In his March 2016 Budget, the chancellor announced that entrepreneurs’ relief would be extended to long-term investors in unlisted companies; this measure is included in Finance Bill 2016 as a new separate ‘investors’ relief’. The benefit of this is that the rate of capital gains tax for disposals of qualifying shares is 10 per cent for lifetime gains of up to £10m.
There are a number of conditions that must be met to benefit from this new relief. Unlike entrepreneurs’ relief there is no minimum shareholding required, but the shares have to be held for at least three years.

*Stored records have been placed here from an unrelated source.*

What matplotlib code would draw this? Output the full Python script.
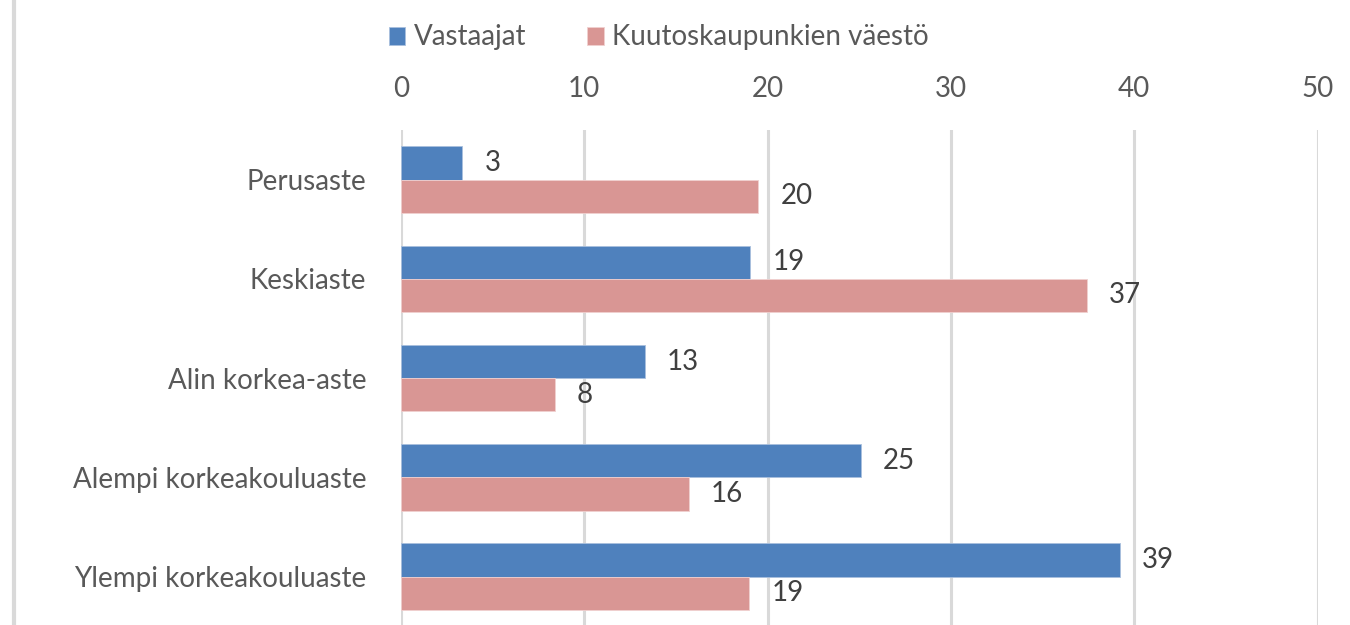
import matplotlib
matplotlib.use('Agg')
import matplotlib.pyplot as plt
from matplotlib.lines import Line2D
import numpy as np

plt.rcParams['font.family'] = ['Lato', 'DejaVu Sans']

# koulutustaso, osuudet (%)
luokat = ['Perusaste', 'Keskiaste', 'Alin korkea-aste',
          'Alempi korkeakouluaste', 'Ylempi korkeakouluaste']
vastaajat = [3.35, 19.05, 13.3, 25.1, 39.2]
vaesto = [19.5, 37.4, 8.4, 15.7, 19.0]
sarjat = ['Vastaajat', 'Kuutoskaupunkien väestö']
xtikit = [0, 10, 20, 30, 40, 50]

sininen = '#4F81BD'
pun = '#D99694'
harmaa = '#595959'
fs = 20

fig = plt.figure(figsize=(13.5, 6.25), dpi=100)
ax = fig.add_axes([0.297, -0.002, 0.679, 0.794])

y = np.arange(len(luokat))
h = 0.335
b1 = ax.barh(y - h/2, vastaajat, height=h, color=sininen, edgecolor='#a9c0de',
             linewidth=0.6, label=sarjat[0], zorder=3)
b2 = ax.barh(y + h/2, vaesto, height=h, color=pun, edgecolor='#f0d0cf',
             linewidth=0.6, label=sarjat[1], zorder=3)

for bars, arvot in ((b1, vastaajat), (b2, vaesto)):
    for bar, v in zip(bars, arvot):
        ax.text(v + 1.2, bar.get_y() + bar.get_height()/2, '{:.0f}'.format(v),
                va='center', ha='left', fontsize=fs, color='#404040')

ax.set_xlim(0, 50)
ax.set_ylim(4.5, -0.5)
ax.set_xticks(xtikit)
ax.set_yticks(y)
ax.set_yticklabels(luokat)
ax.xaxis.tick_top()
ax.tick_params(axis='x', length=0, pad=20, labelsize=fs, labelcolor=harmaa)
ax.tick_params(axis='y', length=0, pad=25, labelsize=fs, labelcolor=harmaa)
ax.grid(axis='x', color='#D9D9D9', linewidth=2.2, zorder=0)
for s in ax.spines.values():
    s.set_visible(False)

leg = fig.legend(handles=[b1, b2], labels=sarjat, loc='center', ncol=2,
                 bbox_to_anchor=(0.488, 0.94), frameon=False, fontsize=fs,
                 handlelength=0.6, handleheight=0.6, handletextpad=0.3,
                 columnspacing=2.2)
for t in leg.get_texts():
    t.set_color(harmaa)

# kaavion reunaviiva vasemmalla
fig.add_artist(Line2D([0.0105, 0.0105], [0, 1], color='#D9D9D9', linewidth=3))

fig.savefig('out.png', dpi=100)
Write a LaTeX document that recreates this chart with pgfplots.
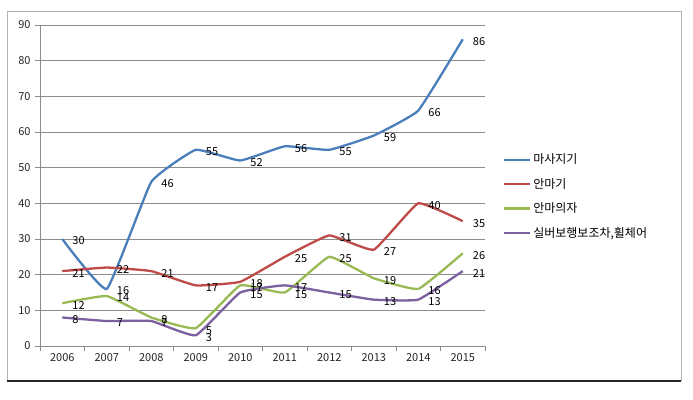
\documentclass[border=0pt]{standalone}
\usepackage{pgfplots}
\pgfplotsset{compat=1.18}
\usepackage{fontspec}
\setmainfont{Noto Sans CJK KR}
\definecolor{cblue}{HTML}{4A7EBB}
\definecolor{cred}{HTML}{BE4B48}
\definecolor{cgreen}{HTML}{98B954}
\definecolor{cpurple}{HTML}{7D60A0}
\definecolor{gridgray}{HTML}{8C8C8C}
\begin{document}
\begin{tikzpicture}[x=1pt,y=1pt]
\useasboundingbox (0,0) rectangle (693,399);
\fill[white] (0,0) rectangle (693,399);
\draw[gray!60, line width=0.8pt] (7,18) -- (7,388) -- (681,388) -- (681,18);
\draw[black!85, line width=1.3pt] (7,18) -- (681,18);
\begin{axis}[
  at={(40pt,53pt)}, anchor=south west,
  scale only axis, width=445pt, height=321pt,
  xmin=-0.5, xmax=9.5, ymin=0, ymax=90,
  clip=false,
  axis lines=left,
  axis line style={draw=gridgray, line width=0.8pt, -},
  /pgf/number format/assume math mode=true,
  ytick={0,10,...,90},
  ymajorgrids,
  grid style={gridgray, line width=0.6pt},
  xtick={-0.5,0.5,...,9.5},
  xticklabels={},
  extra x ticks={0,1,...,9},
  extra x tick labels={2006,2007,2008,2009,2010,2011,2012,2013,2014,2015},
  extra x tick style={major tick length=0pt, grid=none},
  tick align=outside,
  major tick length=5pt,
  tick style={gridgray, line width=0.8pt},
  ticklabel style={font=\fontsize{11}{13}\selectfont, text=black!85},
  yticklabel style={xshift=-1pt},
  xticklabel style={yshift=-4pt},
  nodes near coords,
  every node near coord/.append style={anchor=west, font=\fontsize{11}{13}\selectfont, text=black, xshift=8pt, yshift=-2pt, inner sep=1pt},
  legend style={draw=none, fill=none, at={(1.04,0.605)}, anchor=north west,
    font=\fontsize{12}{14}\selectfont, row sep=9pt, inner sep=0pt},
  legend cell align=left,
  legend image code/.code={\draw[#1, line width=2.3pt] (0pt,0pt) -- (26pt,0pt);},
  every axis plot/.append style={line width=2.3pt, smooth, tension=0.2},
]
\addplot[color=cblue] coordinates {(0,30)(1,16)(2,46)(3,55)(4,52)(5,56)(6,55)(7,59)(8,66)(9,86)};
\addlegendentry{마사지기}
\addplot[color=cred] coordinates {(0,21)(1,22)(2,21)(3,17)(4,18)(5,25)(6,31)(7,27)(8,40)(9,35)};
\addlegendentry{안마기}
\addplot[color=cgreen] coordinates {(0,12)(1,14)(2,8)(3,5)(4,17)(5,15)(6,25)(7,19)(8,16)(9,26)};
\addlegendentry{안마의자}
\addplot[color=cpurple] coordinates {(0,8)(1,7)(2,7)(3,3)(4,15)(5,17)(6,15)(7,13)(8,13)(9,21)};
\addlegendentry{실버보행보조차,휠체어}
\end{axis}
\end{tikzpicture}
\end{document}
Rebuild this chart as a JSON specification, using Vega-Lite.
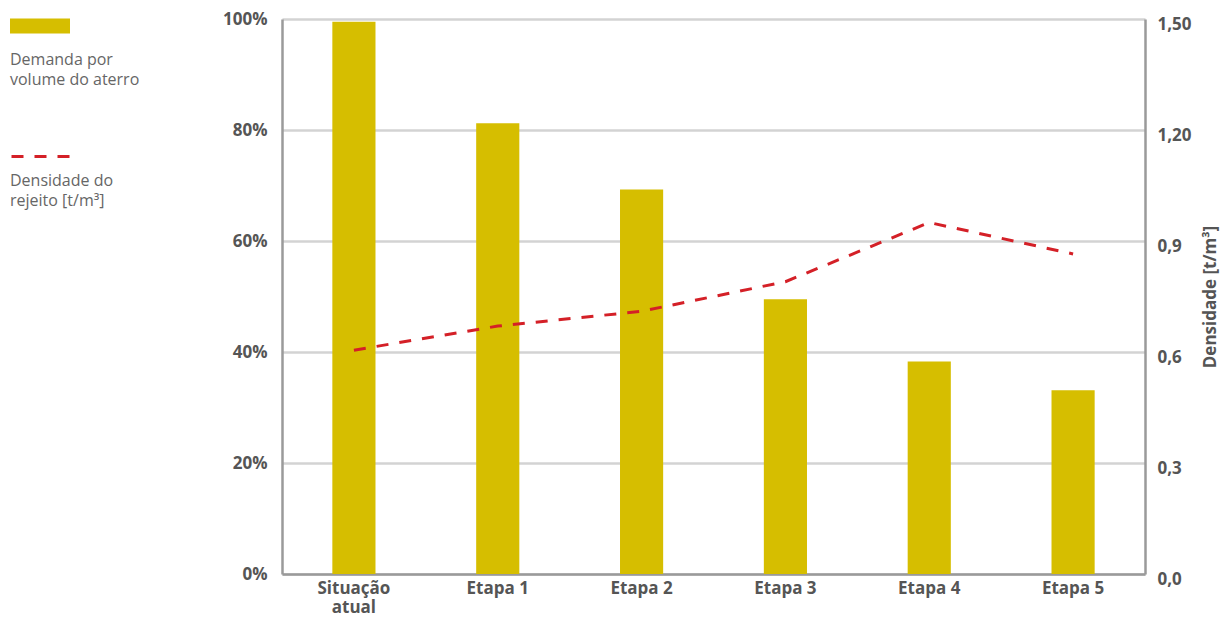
{
  "$schema": "https://vega.github.io/schema/vega-lite/v6.json",
  "width": 863,
  "height": 555,
  "autosize": {"type": "none"},
  "padding": {"left": 282, "top": 19, "right": 75, "bottom": 44},
  "background": "white",
  "config": {
    "view": {"stroke": null},
    "font": "Open Sans",
    "axis": {"labelFont": "Open Sans", "titleFont": "Open Sans"},
    "legend": {"labelFont": "Open Sans", "titleFont": "Open Sans"}
  },
  "data": {
    "values": [
      {"etapa": "Situação atual", "demanda": 0.995, "densidade": 0.605},
      {"etapa": "Etapa 1", "demanda": 0.812, "densidade": 0.67},
      {"etapa": "Etapa 2", "demanda": 0.693, "densidade": 0.71},
      {"etapa": "Etapa 3", "demanda": 0.495, "densidade": 0.79},
      {"etapa": "Etapa 4", "demanda": 0.383, "densidade": 0.95},
      {"etapa": "Etapa 5", "demanda": 0.331, "densidade": 0.865}
    ]
  },
  "encoding": {
    "x": {
      "field": "etapa",
      "type": "nominal",
      "sort": null,
      "scale": {"paddingInner": 0.7, "paddingOuter": 0.35},
      "axis": {
        "title": null,
        "labelAngle": 0,
        "labelFontSize": 17,
        "labelFontWeight": "bold",
        "labelColor": "#555555",
        "labelPadding": 6,
        "labelLineHeight": 19,
        "labelExpr": "datum.label == 'Situação atual' ? ['Situação', 'atual'] : datum.label",
        "ticks": false,
        "domainColor": "#9a9a9a",
        "domainWidth": 2.5,
        "grid": false
      }
    }
  },
  "layer": [
    {
      "mark": {"type": "bar"},
      "encoding": {
        "y": {
          "field": "demanda",
          "type": "quantitative",
          "scale": {"domain": [0, 1]},
          "axis": {
            "title": null,
            "values": [0, 0.2, 0.4, 0.6, 0.8, 1],
            "format": ".0%",
            "labelFontSize": 17,
            "labelFontWeight": "bold",
            "labelColor": "#555555",
            "labelPadding": 15,
            "ticks": false,
            "domainColor": "#9a9a9a",
            "domainWidth": 2.5,
            "grid": true,
            "gridColor": "#d3d3d3",
            "gridWidth": 2.5
          }
        },
        "color": {
          "datum": "Demanda por volume do aterro",
          "type": "nominal",
          "scale": {"range": ["#d6be00"]},
          "legend": {
            "orient": "none",
            "legendX": -272,
            "legendY": -23,
            "padding": 0,
            "symbolType": "M-1,-0.25H1V0.25H-1Z",
            "symbolSize": 3600,
            "symbolStrokeWidth": 0,
            "labelExpr": "''",
            "labelFontSize": 1,
            "title": ["Demanda por", "volume do aterro"],
            "titleOrient": "bottom",
            "titleFontSize": 16,
            "titleFontWeight": "normal",
            "titleColor": "#666666",
            "titleLineHeight": 20,
            "titlePadding": 18
          }
        }
      }
    },
    {
      "mark": {"type": "line", "stroke": "#d42027", "strokeWidth": 3},
      "encoding": {
        "y": {
          "field": "densidade",
          "type": "quantitative",
          "scale": {"domain": [0, 1.5]},
          "axis": {
            "orient": "right",
            "title": "Densidade [t/m³]",
            "titleAngle": -90,
            "titleFontSize": 17,
            "titleFontWeight": "bold",
            "titleColor": "#555555",
            "titlePadding": 28,
            "values": [0, 0.3, 0.6, 0.9, 1.2, 1.5],
            "labelExpr": "datum.value >= 1.2 ? replace(format(datum.value, '.2f'), '.', ',') : replace(format(datum.value, '.1f'), '.', ',')",
            "labelFontSize": 17,
            "labelFontWeight": "bold",
            "labelColor": "#555555",
            "labelPadding": 12,
            "labelOffset": 5,
            "ticks": false,
            "domainColor": "#9a9a9a",
            "domainWidth": 2.5,
            "grid": false
          }
        },
        "strokeDash": {
          "datum": "Densidade do rejeito",
          "type": "nominal",
          "scale": {"range": [[12, 11]]},
          "legend": {
            "orient": "none",
            "legendX": -272,
            "legendY": 106,
            "padding": 0,
            "symbolType": "stroke",
            "symbolSize": 3600,
            "symbolStrokeColor": "#d42027",
            "symbolStrokeWidth": 3,
            "labelExpr": "''",
            "labelFontSize": 1,
            "title": ["Densidade do", "rejeito [t/m³]"],
            "titleOrient": "bottom",
            "titleFontSize": 16,
            "titleFontWeight": "normal",
            "titleColor": "#666666",
            "titleLineHeight": 20,
            "titlePadding": 10
          }
        }
      }
    }
  ],
  "resolve": {"scale": {"y": "independent"}}
}
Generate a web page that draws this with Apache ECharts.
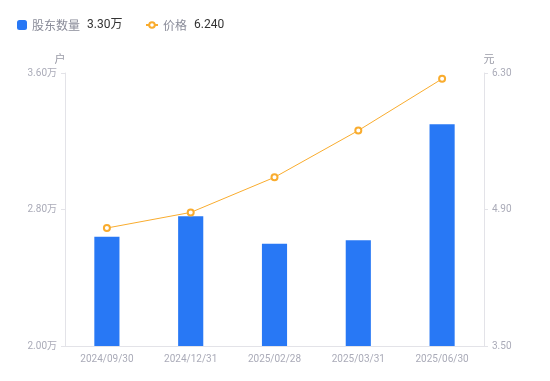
<!DOCTYPE html>
<html><head><meta charset="utf-8">
<script src="https://cdn.jsdelivr.net/npm/echarts@6/dist/echarts.min.js"></script>
<style>html,body{margin:0;padding:0;background:#fff}#c{width:550px;height:381px}</style>
</head><body><div id="c"></div>
<script>
var categories = ['2024/09/30','2024/12/31','2025/02/28','2025/03/31','2025/06/30'];
var holders = [2.64, 2.76, 2.60, 2.62, 3.30];
var prices = [4.71, 4.87, 5.23, 5.71, 6.24];
var leftTicks = {min: 2.0, max: 3.6, interval: 0.8};
var rightTicks = {min: 3.5, max: 6.3, interval: 1.4};
var legendValues = {'股东数量': '3.30万', '价格': '6.240'};

var chart = echarts.init(document.getElementById('c'));
var axisCommon = {
  axisLine: {show: true, lineStyle: {color: '#e3e3e8'}},
  axisTick: {show: true, length: 4, lineStyle: {color: '#e3e3e8'}},
  splitLine: {show: false},
  axisLabel: {color: '#aaabb8', fontSize: 10, fontFamily: 'Roboto, Noto Sans CJK SC'}
};
var legendText = {fontSize: 12, fontFamily: 'Noto Sans CJK SC', rich: {
  n: {color: '#8a8c99', fontSize: 12, fontFamily: 'Noto Sans CJK SC'},
  v: {color: '#333333', fontSize: 12, fontFamily: 'Roboto, Noto Sans CJK SC', padding: [0,0,0,7]}
}};
function fmt(n){ return '{n|' + n + '}{v|' + legendValues[n] + '}'; }
chart.setOption({
  animation: false,
  legend: [{
    left: 17, top: 19, padding: 0, itemWidth: 10, itemHeight: 10, itemGap: 4,
    textStyle: legendText, formatter: fmt,
    data: [{name: '股东数量', icon: 'roundRect'}]
  }, {
    left: 145, top: 19, padding: 0, itemWidth: 12, itemHeight: 7,
    textStyle: legendText, formatter: fmt,
    data: [{name: '价格'}]
  }],
  grid: {left: 65, right: 66, top: 73, bottom: 35},
  xAxis: {
    type: 'category', data: categories,
    axisLine: {show: true, lineStyle: {color: '#e3e3e8'}},
    axisTick: {show: false},
    axisLabel: {color: '#aaabb8', fontSize: 10, fontFamily: 'Roboto, Noto Sans CJK SC', margin: 8}
  },
  yAxis: [
    Object.assign({}, axisCommon, {
      type: 'value', name: '户', nameGap: 9, position: 'left',
      min: leftTicks.min, max: leftTicks.max, interval: leftTicks.interval,
      nameTextStyle: {color: '#999aa6', fontSize: 11, fontFamily: 'Noto Sans CJK SC', padding: [0, 0, 0, -10]},
      axisLabel: Object.assign({}, axisCommon.axisLabel, {formatter: function(v){return v.toFixed(2)+'万';}})
    }),
    Object.assign({}, axisCommon, {
      type: 'value', name: '元', nameGap: 9, position: 'right',
      min: rightTicks.min, max: rightTicks.max, interval: rightTicks.interval,
      nameTextStyle: {color: '#999aa6', fontSize: 11, fontFamily: 'Noto Sans CJK SC', padding: [0, 0, 0, 10]},
      axisLabel: Object.assign({}, axisCommon.axisLabel, {formatter: function(v){return v.toFixed(2);}})
    })
  ],
  series: [
    {name: '股东数量', type: 'bar', data: holders, yAxisIndex: 0, barWidth: '30%',
     itemStyle: {color: '#2878f5'}},
    {name: '价格', type: 'line', data: prices, yAxisIndex: 1,
     symbol: 'emptyCircle', symbolSize: 6,
     itemStyle: {color: '#f9ac2e', borderWidth: 1.5},
     lineStyle: {color: '#f9ac2e', width: 1}}
  ]
});
</script></body></html>
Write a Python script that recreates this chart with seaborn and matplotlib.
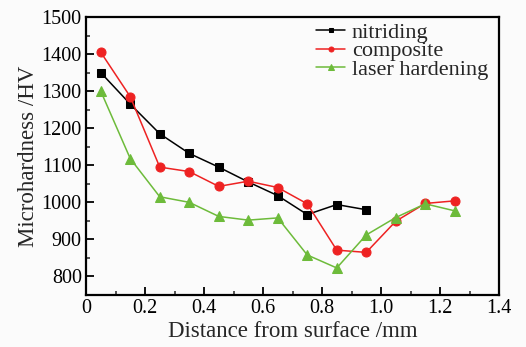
import numpy as np
import pandas as pd
import seaborn as sns
import matplotlib
matplotlib.use("Agg")
import matplotlib.pyplot as plt
from matplotlib.ticker import MultipleLocator

x_nitriding = [0.05, 0.15, 0.25, 0.35, 0.45, 0.55, 0.65, 0.75, 0.85, 0.95]
nitriding = [1350, 1265, 1185, 1132, 1095, 1055, 1018, 967, 994, 980]
x_composite = [0.05, 0.15, 0.25, 0.35, 0.45, 0.55, 0.65, 0.75, 0.85, 0.95, 1.05, 1.15, 1.25]
composite = [1405, 1285, 1095, 1083, 1043, 1057, 1040, 996, 871, 865, 949, 997, 1004]
x_laser = [0.05, 0.15, 0.25, 0.35, 0.45, 0.55, 0.65, 0.75, 0.85, 0.95, 1.05, 1.15, 1.25]
laser = [1300, 1118, 1015, 1000, 962, 952, 958, 858, 823, 912, 959, 996, 977]
series_names = ["nitriding", "composite", "laser hardening"]
xtick_labels = ["0", "0.2", "0.4", "0.6", "0.8", "1.0", "1.2", "1.4"]

sns.set_style("ticks")
plt.rcParams['font.family'] = ['Liberation Serif', 'DejaVu Serif']

fig = plt.figure(figsize=(5.26, 3.47), dpi=100, facecolor="#fbfbfb")
ax = fig.add_axes([86/526, 1-295/347, 413/526, 278/347])
ax.set_facecolor("#fbfbfb")

specs = [
    (x_nitriding, nitriding, series_names[0], "black", "s", 6),
    (x_composite, composite, series_names[1], "#ee2222", "o", 6.5),
    (x_laser, laser, series_names[2], "#6dbb3a", "^", 7),
]
for xs, ys, name, col, mk, ms in specs:
    df = pd.DataFrame({"x": xs, "y": ys})
    sns.lineplot(data=df, x="x", y="y", ax=ax, color=col, marker=mk, markersize=ms,
                 markeredgecolor=col, linewidth=1.1, label=name)

ax.set_xlim(0, 1.4)
ax.set_ylim(750, 1500)
ax.xaxis.set_minor_locator(MultipleLocator(0.1))
ax.yaxis.set_major_locator(MultipleLocator(100))
ax.yaxis.set_minor_locator(MultipleLocator(50))
ax.set_xticks(np.arange(0, 1.41, 0.2))
ax.set_xticklabels(xtick_labels)
ax.tick_params(axis="both", which="major", direction="in", length=6, width=1.3, labelsize=14.5, colors="black", pad=3)
ax.tick_params(axis="both", which="minor", direction="in", length=3, width=1.1)
for s in ax.spines.values():
    s.set_linewidth(1.6)
    s.set_color("black")
ax.set_xlabel("Distance from surface /mm", fontsize=16.5, labelpad=2)
ax.set_ylabel("Microhardness /HV", fontsize=16.5, labelpad=2)

leg = ax.legend(loc="upper right", frameon=False, fontsize=16, handlelength=1.3,
                handletextpad=0.3, labelspacing=-0.1, borderaxespad=0.1,
                bbox_to_anchor=(1.0, 1.02), markerscale=0.55)
fig.savefig("out.png", dpi=100, facecolor=fig.get_facecolor())
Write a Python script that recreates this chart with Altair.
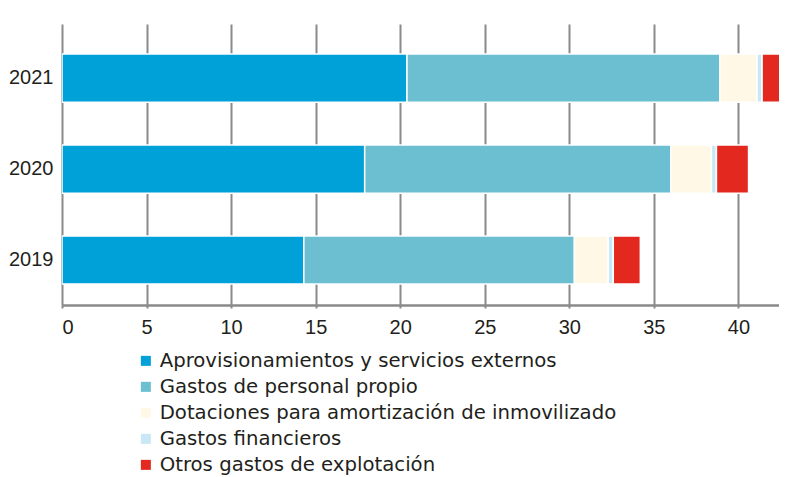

New ordinary shares issued to the investor for cash by an unlisted trading company or group after 16 March 2016 can qualify for relief, but acquisitions of existing shares will not qualify. Additionally, the share issue and subscription must be made for genuine commercial reasons at arm’s length, not forming part of tax avoidance arrangements.
Unlike entrepreneurs’ relief, neither the investor nor a connected person can be an officer or employee of the company, or a connected company, at any time in the period of ownership of the shares.
Significantly, investors’ relief is available in addition to entrepreneurs’ relief, so an individual could, in appropriate circumstances, pay capital gains tax at 10 per cent on up to £20m of gains.
Entrepreneurs’ relief changes
The Budget also amended entrepreneurs’ relief, particularly to modify changes made a year ago and which HMRC now accepts were too restrictive. We made representations to HMRC based on our clients’ circumstances, where we felt that genuine commercial arrangements were unfairly prejudiced. The amendments now made are backdated to last year’s Budget change in recognition of that unfairness.
Both the entrepreneurs’ relief and the new investors’ relief regimes are full of detailed technical rules, and advice should be sought at an early date to avoid falling into any of the technical traps that may deny relief. Otherwise, the standard capital gains tax rate, which is now 20 per cent for shares, will apply instead of the preferential 10 per cent rate.